Wednesday, September 26, 2007

Carless Mama

I know why they have strollers with SUV names. It's because they are supposed to be every bit as big and heavy as SUV's, and you should have a driver's license, a black belt in karate, and bench press at least 400 pounds before you buy one.

When I had just one child, I thought I was developing major muscles from carrying him around. I just saved hundreds of dollars getting buff without a gym membership! They should market child safety seats as fitness items instead of baby gear.

Anyway, child number two comes along and demands a double stroller. Kids these days! So spoiled! So I get one and discover all the health benefits of lugging around one kid do not automatically double themselves when there are two. No, sadly, two is about when the body gives out and says, "Enough!" Either that or middle age hits. Anyway, so I huff and puff and still I don't blow my stroller down. I nearly fall over, though. I'll let you know if my knees and arms and feet recover from all my kid-pushing. I guess pushing weights doesn't bulk you up quite as much if the movement is horizontal.

One reason I walk so much is that I'm usually at home without a car. That's right, my spell-check works, we are a one-car family. This, I've discovered, is an unusual situation to be in. In fact, I'm going to reveal something else shocking. My husband and I did not have a car at all for almost the entire first year of marriage.

We care about the environment. We want President Bush to know we won't put up with high gas prices any longer. We hope the folks who plan public transportation routes will take notice. We hope nearly being squashed to death on the pavement will cause planners everywhere to make their cities more pedestrian-friendly.

OK, so we don't have the money.

We're not flat broke. But it certainly is nice not to have a car payment for a little while. And we'd like to have a down payment before we buy again so we don't have to make payments for seventeen years.

I live with it. I am getting good at running errands on the weekends and in the evenings. I don't really want to take both the kids grocery shopping by myself anyway.

The hardest thing is that I feel like I'm the only one in America who walks anymore. If you see a lady shoving one foot in the door to hold it open, holding a shoulder up to her ear to keep the diaper bag from falling, tipping the back of the stroller with her feet to get it over the threshold, and steering it with her knees down the hall to the doctor's office, that's me. Not that people don't try to help. But they can't get through the doorway to hold the door for me when there's a bus-sized vehicle, two kids crying from being jostled over the non-handicapped, non-accessible doorframe, and a very frazzled mommy in their way.

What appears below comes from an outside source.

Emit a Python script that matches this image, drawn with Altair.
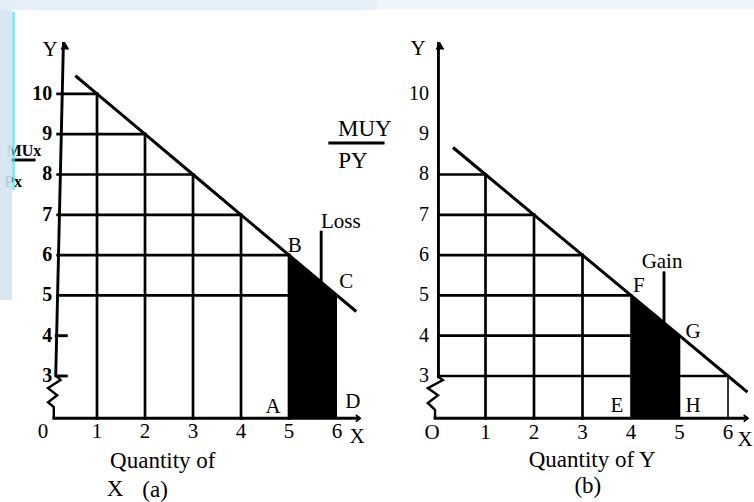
import altair as alt
import pandas as pd

# ---- data -------------------------------------------------------------
units = [1, 2, 3, 4, 5, 6]
mu_x = [10, 9, 8, 7, 6, 5]          # MUx / Px for each unit of X
mu_y = [8, 7, 6, 5, 4, 3]           # MUy / Py for each unit of Y

# schedule lines (unit points plus the overhang at both ends)
line_a_x = [0.55, 1, 2, 3, 4, 5, 6, 6.4]
line_a_y = [10.45, 10, 9, 8, 7, 6, 5, 4.6]
line_b_x = [0.33, 1, 2, 3, 4, 5, 6, 6.4]
line_b_y = [8.67, 8, 7, 6, 5, 4, 3, 2.6]

y_ticks = [3, 4, 5, 6, 7, 8, 9, 10]
x_ticks = [0, 1, 2, 3, 4, 5, 6]
x_labels_a = ["0", "1", "2", "3", "4", "5", "6"]
x_labels_b = ["O", "1", "2", "3", "4", "5", "6"]

BASE = 1.95                          # level of the (broken) horizontal axis

# ---- panel geometry ---------------------------------------------------
W, H = 377, 502
XA = alt.Scale(domain=[-1.021, 6.833], nice=False, zero=False)
XB = alt.Scale(domain=[-1.237, 6.536], nice=False, zero=False)
YS = alt.Scale(domain=[-0.127, 12.33], nice=False, zero=False)
FONT = "Liberation Serif"


def rules(df, xs, width=2.7):
    return alt.Chart(df).mark_rule(color="black", strokeWidth=width, strokeCap="square").encode(
        x=alt.X("x:Q", scale=xs, axis=None),
        x2="x2:Q",
        y=alt.Y("y:Q", scale=YS, axis=None),
        y2="y2:Q",
    )


def path(xv, yv, xs, width=3.0):
    df = pd.DataFrame({"x": xv, "y": yv, "o": range(len(xv))})
    return alt.Chart(df).mark_line(color="black", strokeWidth=width, strokeJoin="miter").encode(
        x=alt.X("x:Q", scale=xs, axis=None),
        y=alt.Y("y:Q", scale=YS, axis=None),
        order="o:O",
    )


def texts(df, xs, size=19, weight="normal", align="center"):
    return alt.Chart(df).mark_text(
        font=FONT, fontSize=size, fontWeight=weight, align=align, baseline="middle", color="black"
    ).encode(
        x=alt.X("x:Q", scale=xs, axis=None),
        y=alt.Y("y:Q", scale=YS, axis=None),
        text="t:N",
    )


def shade(xv, yv, xs):
    df = pd.DataFrame({"x": xv, "y": yv, "b": [BASE] * len(xv)})
    return alt.Chart(df).mark_area(color="black", opacity=1).encode(
        x=alt.X("x:Q", scale=xs, axis=None),
        y=alt.Y("y:Q", scale=YS, axis=None),
        y2="b:Q",
    )


def arrows(ax, ay, bx, by, xs):
    up = alt.Chart(pd.DataFrame({"x": [ax], "y": [ay]})).mark_point(
        shape="triangle-up", filled=True, color="black", size=80, opacity=1
    ).encode(x=alt.X("x:Q", scale=xs, axis=None), y=alt.Y("y:Q", scale=YS, axis=None))
    right = alt.Chart(pd.DataFrame({"x": [bx], "y": [by]})).mark_point(
        shape="M-1,-0.8L0,0L-1,0.8", filled=False, color="black", size=70, strokeWidth=1.8, opacity=1
    ).encode(x=alt.X("x:Q", scale=xs, axis=None), y=alt.Y("y:Q", scale=YS, axis=None))
    return up + right


def band(x, x2, y, y2, color, opacity):
    df = pd.DataFrame({"x": [x], "x2": [x2], "y": [y], "y2": [y2]})
    return alt.Chart(df).mark_rect(color=color, opacity=opacity).encode(
        x=alt.X("x:Q", scale=None), x2="x2:Q", y=alt.Y("y:Q", scale=None), y2="y2:Q"
    )


# ---- panel (a): commodity X -------------------------------------------
AX_A = 0.18
grid_a = pd.DataFrame(
    [dict(x=u, x2=u, y=BASE, y2=m) for u, m in zip(units[:5], mu_x[:5])]
    + [dict(x=AX_A, x2=u, y=m, y2=m) for u, m in zip(units[:5], mu_x[:5])]
    + [dict(x=AX_A, x2=5, y=5, y2=5)]
)
axes_a = pd.DataFrame([
    dict(x=0.30, x2=0.14, y=11.25, y2=3.02),       # vertical axis
    dict(x=0.10, x2=6.45, y=BASE, y2=BASE),        # horizontal axis
    dict(x=0.15, x2=0.36, y=4, y2=4),              # stubs at 4 and 3
    dict(x=0.15, x2=0.36, y=3, y2=3),
    dict(x=5.67, x2=5.67, y=6.57, y2=5.33),        # Loss pointer
    dict(x=5.85, x2=6.96, y=8.78, y2=8.78),        # MUy / Py bar
    dict(x=-0.77, x2=-0.31, y=8.36, y2=8.36),      # MUx / Px bar
])
zig_a_x = [0.14, 0.24, -0.02, 0.17, -0.02, 0.1, 0.1]
zig_a_y = [3.02, 2.9, 2.7, 2.52, 2.35, 2.23, BASE]

yt_a = pd.DataFrame({"x": [0.07] * len(y_ticks), "y": y_ticks, "t": [str(v) for v in y_ticks]})
xt_a = pd.DataFrame({"x": [-0.125] + x_ticks[1:], "y": [1.61] * len(x_ticks), "t": x_labels_a})
lab_a = pd.DataFrame([
    dict(x=4.67, y=2.23, t="A"), dict(x=6.33, y=2.35, t="D"),
    dict(x=5.12, y=6.23, t="B"), dict(x=6.19, y=5.33, t="C"),
    dict(x=6.08, y=6.82, t="Loss"),
    dict(x=6.42, y=1.49, t="X"), dict(x=0.02, y=11.09, t="Y"),
])
title_a = pd.DataFrame([
    dict(x=2.37, y=0.89, t="Quantity of"),
    dict(x=1.375, y=0.20, t="X"), dict(x=2.21, y=0.16, t="(a)"),
    dict(x=6.58, y=9.12, t="MUY"), dict(x=6.33, y=8.33, t="PY"),
])
side_a = pd.DataFrame([dict(x=-0.16, y=8.58, t="MUx")])
side_a2 = pd.DataFrame([dict(x=-0.56, y=7.81, t="Px")])

panel_a = alt.layer(
    shade(units[4:6], mu_x[4:6], XA),
    rules(grid_a, XA),
    rules(axes_a, XA, width=2.9),
    path(zig_a_x, zig_a_y, XA, width=2.4),
    path(line_a_x, line_a_y, XA),
    arrows(0.33, 11.2, 6.48, BASE, XA),
    texts(yt_a, XA, size=20, weight="bold", align="right"),
    texts(xt_a, XA, size=21),
    texts(lab_a, XA, size=21),
    texts(title_a, XA, size=23),
    texts(side_a, XA, size=16, weight="bold", align="right"),
    texts(side_a2, XA, size=16, weight="bold", align="right"),
    band(0, 12, 0, 300, "#d4e4f0", 0.9),
    band(12, 15, 12, 190, "#4fe8f0", 0.7),
    band(0, 377, 0, 10, "#e3edf8", 0.9),
).properties(width=W, height=H)

# ---- panel (b): commodity Y -------------------------------------------
AX_B = 0.03
grid_b = pd.DataFrame(
    [dict(x=u, x2=u, y=BASE, y2=m) for u, m in zip(units[:3], mu_y[:3])]
    + [dict(x=AX_B, x2=u, y=m, y2=m) for u, m in zip(units[:4], mu_y[:4])]
    + [dict(x=AX_B, x2=4, y=4, y2=4), dict(x=AX_B, x2=4, y=3, y2=3), dict(x=5, x2=6, y=3, y2=3)]
)
thin_b = pd.DataFrame([dict(x=u, x2=u, y=BASE, y2=m) for u, m in zip(units[3:], mu_y[3:])])
axes_b = pd.DataFrame([
    dict(x=AX_B, x2=AX_B, y=11.25, y2=2.98),
    dict(x=-0.04, x2=6.38, y=BASE, y2=BASE),
    dict(x=4.68, x2=4.68, y=5.56, y2=4.32),         # Gain pointer
])
zig_b_x = [0.03, 0.12, -0.19, 0.02, -0.19, -0.04, -0.04]
zig_b_y = [2.98, 2.9, 2.7, 2.52, 2.33, 2.16, BASE]

yt_b = pd.DataFrame({"x": [-0.165] * len(y_ticks), "y": y_ticks, "t": [str(v) for v in y_ticks]})
xt_b = pd.DataFrame({"x": [-0.10] + x_ticks[1:], "y": [1.59] * len(x_ticks), "t": x_labels_b})
lab_b = pd.DataFrame([
    dict(x=3.71, y=2.26, t="E"), dict(x=5.28, y=2.26, t="H"),
    dict(x=4.16, y=5.23, t="F"), dict(x=5.28, y=4.09, t="G"),
    dict(x=4.64, y=5.83, t="Gain"),
    dict(x=6.35, y=1.41, t="X"), dict(x=-0.39, y=11.11, t="Y"),
])
title_b = pd.DataFrame([
    dict(x=3.20, y=0.92, t="Quantity of Y"), dict(x=3.11, y=0.27, t="(b)"),
])

panel_b = alt.layer(
    shade(units[3:5], mu_y[3:5], XB),
    rules(grid_b, XB),
    rules(thin_b, XB, width=1.6),
    rules(axes_b, XB, width=2.9),
    path(zig_b_x, zig_b_y, XB, width=2.4),
    path(line_b_x, line_b_y, XB),
    arrows(0.06, 11.2, 6.41, BASE, XB),
    texts(yt_b, XB, size=20, align="right"),
    texts(xt_b, XB, size=21),
    texts(lab_b, XB, size=21),
    texts(title_b, XB, size=23),
    band(0, 377, 0, 9, "#eaf2fa", 0.8),
).properties(width=W, height=H)

chart = alt.hconcat(panel_a, panel_b, spacing=0, bounds="flush").properties(
    padding=0, background="white"
).configure_view(stroke=None)

chart.save("out.html", embed_options={"renderer": "svg", "actions": False})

I'm also the one you see waiting. Waiting and waiting and waiting. Because I'm not going to walk home and walk back again after dropping the kids off at preschool or their friend's house or their activities or whatever. Sometimes I find somewhere else to go while I wait. So if you see me staring at you while you wash your car or buy your postage stamps, humor me. Being the only mom in America without a car is a little lonely.

I don't know what kind of car I'll get when it's time. I swear, I am the only mom on the continent without a big huge minivan.

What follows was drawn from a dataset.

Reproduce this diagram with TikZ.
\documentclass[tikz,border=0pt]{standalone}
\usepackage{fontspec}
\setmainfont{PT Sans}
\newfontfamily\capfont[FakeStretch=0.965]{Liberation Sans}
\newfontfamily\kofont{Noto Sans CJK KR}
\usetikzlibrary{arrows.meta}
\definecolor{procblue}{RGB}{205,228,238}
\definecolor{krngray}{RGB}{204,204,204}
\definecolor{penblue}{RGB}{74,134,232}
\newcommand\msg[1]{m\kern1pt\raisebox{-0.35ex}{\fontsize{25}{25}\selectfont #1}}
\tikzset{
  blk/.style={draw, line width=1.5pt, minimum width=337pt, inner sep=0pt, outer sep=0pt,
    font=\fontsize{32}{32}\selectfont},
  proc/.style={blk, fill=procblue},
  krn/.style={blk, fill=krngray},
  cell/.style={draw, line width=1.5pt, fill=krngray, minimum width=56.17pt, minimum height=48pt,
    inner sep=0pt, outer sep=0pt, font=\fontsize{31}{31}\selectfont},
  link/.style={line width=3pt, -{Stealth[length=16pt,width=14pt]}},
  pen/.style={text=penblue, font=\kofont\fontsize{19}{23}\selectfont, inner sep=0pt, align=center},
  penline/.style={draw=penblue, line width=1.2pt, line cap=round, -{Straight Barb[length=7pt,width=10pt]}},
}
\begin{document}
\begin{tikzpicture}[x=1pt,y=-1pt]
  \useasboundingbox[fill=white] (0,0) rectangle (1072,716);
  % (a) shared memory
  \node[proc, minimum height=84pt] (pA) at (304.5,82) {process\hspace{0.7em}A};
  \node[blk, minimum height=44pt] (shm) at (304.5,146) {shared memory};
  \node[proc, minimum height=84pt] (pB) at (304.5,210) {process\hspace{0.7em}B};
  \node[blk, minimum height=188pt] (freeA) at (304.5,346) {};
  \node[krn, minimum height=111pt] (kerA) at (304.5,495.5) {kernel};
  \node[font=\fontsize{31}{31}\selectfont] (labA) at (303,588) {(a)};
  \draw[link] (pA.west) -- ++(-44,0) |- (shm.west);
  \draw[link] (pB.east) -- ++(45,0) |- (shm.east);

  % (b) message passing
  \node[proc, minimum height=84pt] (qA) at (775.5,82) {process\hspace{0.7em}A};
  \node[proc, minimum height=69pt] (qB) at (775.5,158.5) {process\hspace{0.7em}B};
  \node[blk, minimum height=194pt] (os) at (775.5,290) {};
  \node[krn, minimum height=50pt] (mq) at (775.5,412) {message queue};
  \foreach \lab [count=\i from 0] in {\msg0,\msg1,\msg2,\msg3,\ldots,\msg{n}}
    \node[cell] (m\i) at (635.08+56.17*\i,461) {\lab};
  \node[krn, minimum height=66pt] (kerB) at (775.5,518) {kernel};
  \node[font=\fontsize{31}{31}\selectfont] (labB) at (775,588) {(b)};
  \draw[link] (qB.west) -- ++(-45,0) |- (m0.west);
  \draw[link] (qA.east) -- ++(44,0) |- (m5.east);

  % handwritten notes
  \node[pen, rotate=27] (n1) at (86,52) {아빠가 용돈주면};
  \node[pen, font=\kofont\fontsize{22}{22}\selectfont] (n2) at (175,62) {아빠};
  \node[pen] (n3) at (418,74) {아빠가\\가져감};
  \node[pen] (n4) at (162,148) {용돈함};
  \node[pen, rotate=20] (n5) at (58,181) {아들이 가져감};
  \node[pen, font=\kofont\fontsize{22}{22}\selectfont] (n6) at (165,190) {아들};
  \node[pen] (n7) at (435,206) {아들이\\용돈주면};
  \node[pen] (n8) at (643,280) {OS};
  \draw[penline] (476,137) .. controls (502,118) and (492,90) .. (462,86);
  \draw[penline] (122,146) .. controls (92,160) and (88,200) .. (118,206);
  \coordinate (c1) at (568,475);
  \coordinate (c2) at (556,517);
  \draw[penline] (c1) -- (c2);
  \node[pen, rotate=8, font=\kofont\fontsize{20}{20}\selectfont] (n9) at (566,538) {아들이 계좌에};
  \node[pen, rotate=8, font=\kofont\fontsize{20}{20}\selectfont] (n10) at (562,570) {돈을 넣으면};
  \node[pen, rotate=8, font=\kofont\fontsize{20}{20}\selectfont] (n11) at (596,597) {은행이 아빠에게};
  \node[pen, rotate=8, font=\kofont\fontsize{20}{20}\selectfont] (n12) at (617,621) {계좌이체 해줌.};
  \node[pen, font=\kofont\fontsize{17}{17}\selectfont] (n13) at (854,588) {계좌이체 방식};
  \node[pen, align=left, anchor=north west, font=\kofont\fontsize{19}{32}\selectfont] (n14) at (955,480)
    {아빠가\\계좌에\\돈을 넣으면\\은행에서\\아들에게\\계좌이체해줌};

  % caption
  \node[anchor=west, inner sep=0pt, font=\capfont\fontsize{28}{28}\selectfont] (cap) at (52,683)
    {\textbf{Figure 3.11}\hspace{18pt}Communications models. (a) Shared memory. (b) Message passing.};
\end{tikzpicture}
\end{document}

I hate those big enormous gas-guzzling SUV monsters that look like they could take out anything smaller than a house. Maybe their drivers refuse to subscribe to the minivan mama club. My kids have nightmares about monsters. I have nightmares about SUV's.

It's inevitable. Whenever I'm in the right turning lane (like between 7 [after dinner] and 7:15 pm [when I need to get home for the kids' bedtime]), a big hulking mass of metal with some outdoorsy-sounding name pulls up beside me to turn left, totally oblivious to the fact that it is larger than my house and that I cannot see around it in my tiny little Nissan Sentra.

Then there are the minivans. Look, I understand that you've got about a bazillion kids and that you need to haul around enough gear to fill the county landfill. But, please, even if Johnny and Susie are pulling out each other's eyebrow hairs and Sarah and Timmy are smashing last month's chicken nuggets which they discovered on the van floor into each other's ears so they can't hear you yell at them, try to keep your eyes on the road. There might be a pedestrian dragging two kids across the pavement in your path.